=== Data supplied ===

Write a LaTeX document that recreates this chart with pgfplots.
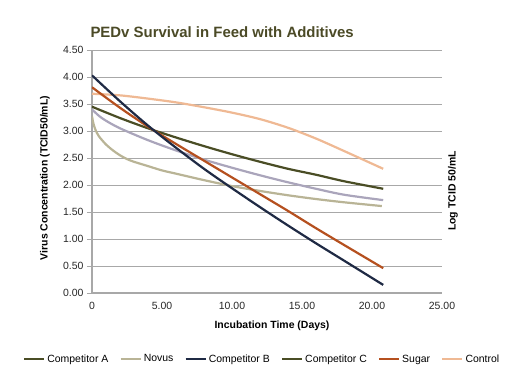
\documentclass[border=0pt]{standalone}
\usepackage{pgfplots}
\pgfplotsset{compat=1.18}
\usepackage{fontspec}
\setmainfont{Liberation Sans}
\definecolor{olive}{HTML}{4A4D25}
\definecolor{tanc}{HTML}{B9B496}
\definecolor{navyc}{HTML}{1F2A44}
\definecolor{lav}{HTML}{AAA5BB}
\definecolor{sugar}{HTML}{B5501F}
\definecolor{ctrl}{HTML}{EFB994}
\definecolor{gridc}{HTML}{A8A8A8}
\definecolor{titlec}{HTML}{4B4A26}
\begin{document}
\begin{tikzpicture}
\useasboundingbox (-92bp,-94bp) rectangle (440bp,293bp);
\begin{axis}[
  at={(0,0)}, anchor=south west,
  scale only axis, width=350bp, height=243bp,
  xmin=0, xmax=25, ymin=0, ymax=4.5,
  axis lines*=left,
  axis line style={gridc, line width=1.2bp},
  xtick={0,5,10,15,20,25},
  xticklabels={0,5.00,10.00,15.00,20.00,25.00},
  ytick={0,0.5,...,4.5},
  yticklabel style={/pgf/number format/.cd,fixed,fixed zerofill,precision=2},
  /pgf/number format/assume math mode=true,
  ymajorgrids, major grid style={gridc, line width=0.9bp},
  xtick style={draw=none},
  ytick style={gridc, line width=0.9bp},
  tick align=outside, major tick length=5bp,
  ticklabel style={font=\fontsize{10.5}{12}\selectfont, text=black!85},
  xticklabel style={yshift=-1bp},
  legend columns=6,
  legend style={at={(0.486,-0.272)}, anchor=center, draw=none, fill=none,
    font=\fontsize{10.5}{12}\selectfont, /tikz/every even column/.append style={column sep=9bp}},
  legend image code/.code={\draw[#1, line width=2.4bp] (0bp,0bp) -- (20bp,0bp);},
  every axis plot/.append style={line width=2.2bp},
]
\addlegendimage{olive}\addlegendentry{Competitor A}
\addlegendimage{tanc}\addlegendentry{Novus}
\addlegendimage{navyc}\addlegendentry{Competitor B}
\addlegendimage{olive}\addlegendentry{Competitor C}
\addlegendimage{sugar}\addlegendentry{Sugar}
\addlegendimage{ctrl}\addlegendentry{Control}
% Control
\addplot[ctrl, smooth, forget plot] coordinates {(0,3.69) (2,3.66) (4,3.60) (6,3.53) (8,3.44) (10,3.34) (12,3.22) (14,3.06) (16,2.86) (18,2.63) (20.8,2.30)};
% Competitor C (olive)
\addplot[olive, smooth, forget plot] coordinates {(0,3.45) (2,3.24) (4,3.05) (6,2.88) (8,2.72) (10,2.57) (12,2.43) (14,2.30) (16,2.19) (18,2.07) (20.8,1.93)};
% lavender
\addplot[lav, smooth, forget plot] coordinates {(0,3.40) (0.5,3.28) (1,3.19) (2,3.05) (4,2.83) (6,2.64) (8,2.47) (10,2.32) (12,2.18) (14,2.05) (16,1.93) (18,1.82) (20.8,1.72)};
% Novus
\addplot[tanc, smooth, forget plot] coordinates {(0,3.27) (0.1,3.14) (0.25,3.02) (0.5,2.90) (1,2.75) (1.5,2.64) (2,2.55) (2.5,2.48) (3,2.43) (4,2.35) (5,2.27) (6,2.21) (8,2.09) (10,1.98) (12,1.89) (14,1.81) (16,1.74) (18,1.68) (20.7,1.61)};
% Sugar
\addplot[sugar, smooth, forget plot] coordinates {(0,3.81) (2,3.43) (4,3.08) (6,2.76) (8,2.45) (10,2.14) (12,1.83) (14,1.52) (16,1.20) (18,0.89) (20.8,0.46)};
% Competitor B
\addplot[navyc, smooth, forget plot] coordinates {(0,4.03) (2,3.55) (4,3.10) (6,2.69) (8,2.30) (10,1.94) (12,1.59) (14,1.25) (16,0.92) (18,0.60) (20.8,0.15)};
\end{axis}
\node[anchor=base west, text=titlec, font=\bfseries\fontsize{15}{17}\selectfont] at (-5bp,255bp) {PEDv Survival in Feed with Additives};
\node[rotate=90, font=\bfseries\fontsize{10.5}{12}\selectfont] at (-47bp,115bp) {Virus Concentration (TCID50/mL)};
\node[rotate=90, font=\bfseries\fontsize{10.5}{12}\selectfont] at (361bp,102bp) {Log TCID 50/mL};
\node[font=\bfseries\fontsize{10.5}{12}\selectfont] at (180bp,-33bp) {Incubation Time (Days)};
\end{tikzpicture}
\end{document}
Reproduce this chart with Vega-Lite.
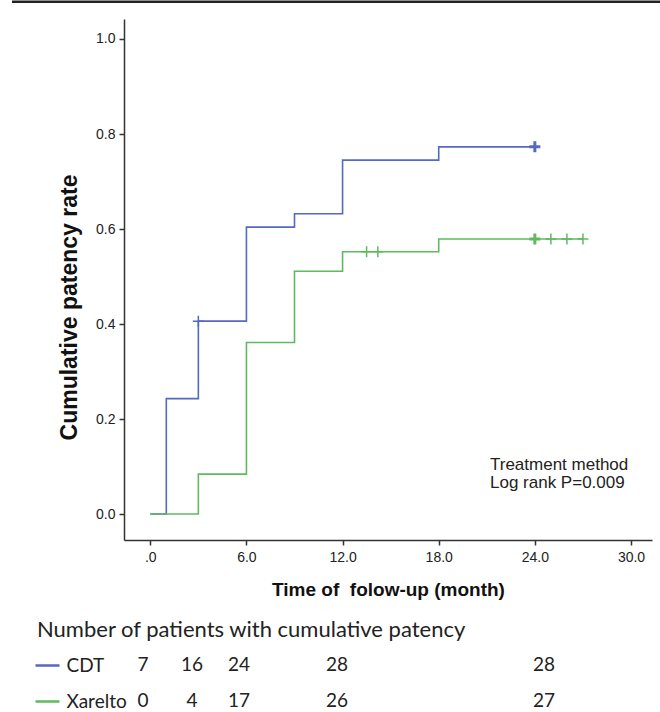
{
  "$schema": "https://vega.github.io/schema/vega-lite/v6.json",
  "background": "white",
  "padding": {"left": 10, "top": 0, "right": 0, "bottom": 2},
  "bounds": "flush",
  "spacing": 107,
  "config": {"view": {"stroke": null}, "font": "Liberation Sans"},
  "datasets": {
    "km": [
      {"group": "CDT", "month": 0, "rate": 0},
      {"group": "CDT", "month": 1, "rate": 0.243},
      {"group": "CDT", "month": 3, "rate": 0.406},
      {"group": "CDT", "month": 6, "rate": 0.604},
      {"group": "CDT", "month": 9, "rate": 0.632},
      {"group": "CDT", "month": 12, "rate": 0.745},
      {"group": "CDT", "month": 18, "rate": 0.773},
      {"group": "CDT", "month": 24, "rate": 0.773},
      {"group": "Xarelto", "month": 0, "rate": 0},
      {"group": "Xarelto", "month": 3, "rate": 0.084},
      {"group": "Xarelto", "month": 6, "rate": 0.361},
      {"group": "Xarelto", "month": 9, "rate": 0.511},
      {"group": "Xarelto", "month": 12, "rate": 0.552},
      {"group": "Xarelto", "month": 18, "rate": 0.579},
      {"group": "Xarelto", "month": 27, "rate": 0.579}
    ],
    "censor": [
      {"group": "CDT", "month": 3, "rate": 0.406, "n": 1},
      {"group": "CDT", "month": 24, "rate": 0.773, "n": 3},
      {"group": "Xarelto", "month": 13.5, "rate": 0.552, "n": 1},
      {"group": "Xarelto", "month": 14.2, "rate": 0.552, "n": 1},
      {"group": "Xarelto", "month": 24, "rate": 0.579, "n": 3},
      {"group": "Xarelto", "month": 25, "rate": 0.579, "n": 1},
      {"group": "Xarelto", "month": 26, "rate": 0.579, "n": 1},
      {"group": "Xarelto", "month": 27, "rate": 0.579, "n": 1}
    ],
    "table": [
      {"group": "CDT", "month": 1, "n": 7},
      {"group": "CDT", "month": 3, "n": 16},
      {"group": "CDT", "month": 6, "n": 24},
      {"group": "CDT", "month": 12, "n": 28},
      {"group": "CDT", "month": 24, "n": 28},
      {"group": "Xarelto", "month": 1, "n": 0},
      {"group": "Xarelto", "month": 3, "n": 4},
      {"group": "Xarelto", "month": 6, "n": 17},
      {"group": "Xarelto", "month": 12, "n": 26},
      {"group": "Xarelto", "month": 24, "n": 27}
    ]
  },
  "vconcat": [
    {
      "width": 528,
      "height": 521,
      "layer": [
        {
          "encoding": {
            "x": {
              "field": "month", "type": "quantitative",
              "scale": {"domain": [-1.64, 31.31], "nice": false, "zero": false},
              "axis": {
                "values": [0, 6, 12, 18, 24, 30],
                "labelExpr": "datum.value == 0 ? '.0' : format(datum.value, '.1f')",
                "title": "Time of\u00a0 folow-up (month)",
                "grid": false, "domainColor": "#333", "domainWidth": 1.5,
                "tickColor": "#333", "tickWidth": 1.5, "tickSize": 5,
                "labelFontSize": 14, "labelColor": "#222", "labelPadding": 5,
                "titleFontSize": 19, "titleFontWeight": "bold", "titleColor": "#111", "titlePadding": 16
              }
            },
            "y": {
              "field": "rate", "type": "quantitative",
              "scale": {"domain": [-0.0547, 1.0421], "nice": false, "zero": false},
              "axis": {
                "values": [0, 0.2, 0.4, 0.6, 0.8, 1.0],
                "format": ".1f",
                "title": "Cumulative patency rate",
                "grid": false, "domainColor": "#333", "domainWidth": 1.5,
                "tickColor": "#333", "tickWidth": 1.5, "tickSize": 5,
                "labelFontSize": 14, "labelColor": "#222", "labelPadding": 4,
                "titleFontSize": 23, "titleFontWeight": "bold", "titleColor": "#111", "titlePadding": 14,
                "titleY": 288
              }
            },
            "color": {
              "field": "group", "type": "nominal",
              "scale": {"domain": ["CDT", "Xarelto"], "range": ["#5568c2", "#5fba5f"]},
              "legend": null
            }
          },
          "layer": [
            {
              "data": {"name": "km"},
              "mark": {"type": "line", "interpolate": "step-after", "strokeWidth": 1.6}
            },
            {
              "data": {"name": "censor"},
              "mark": {"type": "point", "shape": "M0,-1V1M-1,0H1", "filled": false, "size": 121, "opacity": 1},
              "encoding": {
                "strokeWidth": {"field": "n", "type": "quantitative", "scale": {"domain": [1, 3], "range": [1.5, 3]}, "legend": null}
              }
            }
          ]
        },
        {
          "data": {"values": [{}]},
          "mark": {"type": "text", "align": "left", "baseline": "middle", "fontSize": 17, "lineHeight": 18, "color": "#222"},
          "encoding": {
            "x": {"datum": 21.2},
            "y": {"datum": 0.103},
            "text": {"value": ["Treatment method", "Log rank P=0.009"]}
          }
        },
        {
          "data": {"values": [{}]},
          "mark": {"type": "rule", "clip": false, "color": "#222", "strokeWidth": 2.6},
          "encoding": {
            "x": {"datum": -8.63},
            "x2": {"datum": 31.94},
            "y": {"datum": 1.0785}
          }
        }
      ]
    },
    {
      "width": 528,
      "height": 72,
      "title": {
        "text": "Number of patients with cumulative patency",
        "anchor": "start", "frame": "group", "dx": -87, "offset": -12, "baseline": "alphabetic",
        "font": "Lato", "fontSize": 22, "fontWeight": "normal", "color": "#222"
      },
      "data": {"name": "table"},
      "mark": {"type": "text", "font": "Lato", "fontSize": 19, "color": "#222", "baseline": "middle"},
      "encoding": {
        "x": {
          "field": "month", "type": "quantitative",
          "scale": {"domain": [1, 3, 6, 12, 24], "range": [19, 68, 115, 213, 420]},
          "axis": null
        },
        "y": {
          "field": "group", "type": "nominal",
          "scale": {"type": "point", "domain": ["CDT", "Xarelto"], "padding": 0.5},
          "axis": {
            "title": null, "domain": false, "grid": false, "offset": 65,
            "tickSize": 24, "tickWidth": 2.5,
            "tickColor": {"condition": {"test": "datum.value === 'CDT'", "value": "#5568c2"}, "value": "#5fba5f"},
            "labelAlign": "left", "labelPadding": -31, "labelBaseline": "middle",
            "labelFont": "Lato", "labelFontSize": 19, "labelColor": "#222"
          }
        },
        "text": {"field": "n", "type": "quantitative"}
      }
    }
  ]
}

===

Look through the entries and find each line that has the string "chart". Copy those lines.

# Solved problem
Write a LaTeX document that recreates this chart with pgfplots.
Reproduce this chart with Vega-Lite.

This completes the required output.